Back then, the cable industry was pretty decentralized. There were a lot more cable companies and a lot of the decisions were made at regional or division offices based on the needs of the DMA. Over the years, with industry consolidation, the business has become more centralized with most key product, marketing and programming decisions made at the corporate office. While I understand the practical benefit of conforming MVPD-wide business practices to a single standard, I’m not sure a ‘one size fit all’ approach has benefited the local customer or had the best outcome on content diversity. Showcasing diverse content offered by small independent networks like TV One and CLEO TV can influence social change and influence positive learnings about the diverse lifestyles, heritages, cultures and stories.
Black History Month is a great opportunity for us to partner with affiliates, but its only one piece of a bigger responsibility to promote diversity and inclusion. Our collective responsibility is much greater than one month. I am fortunate to work at a company that honors diversity 365 days of the year. My work reflects my passion, so I wouldn’t change a thing about my career path. I’ve had highs and lows, but each step has been valuable and has propelled me toward this moment. I believe my current role is the culmination of all of my hard work and efforts throughout the years.

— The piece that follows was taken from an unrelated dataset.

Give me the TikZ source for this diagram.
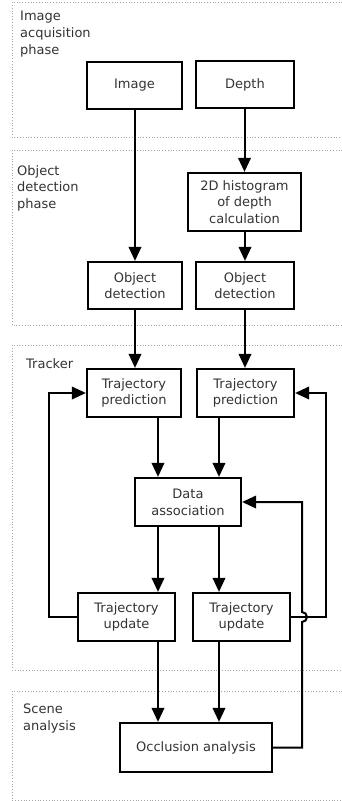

I am inspired everyday by our mission and lucky to lead so many smart and amazing people. I draw daily inspiration from lessons learned from my parents and grandparents who each instilled incredible values in me—most importantly faith, family, humility and grit. I am inspired by Urban One founder Cathy Hughes as well as Tarana Burke, Kamala Harris, Serena Williams, Ava DuVernay, Oprah Winfrey and Michelle and Barack Obama. Those are names we probably all know well, but I am most inspired by the names of the women and men we are yet to know from this current generation who are unapologetically seeking justice and equity for all human beings. I am not only inspired by them, but hopeful for the future of our country and my children.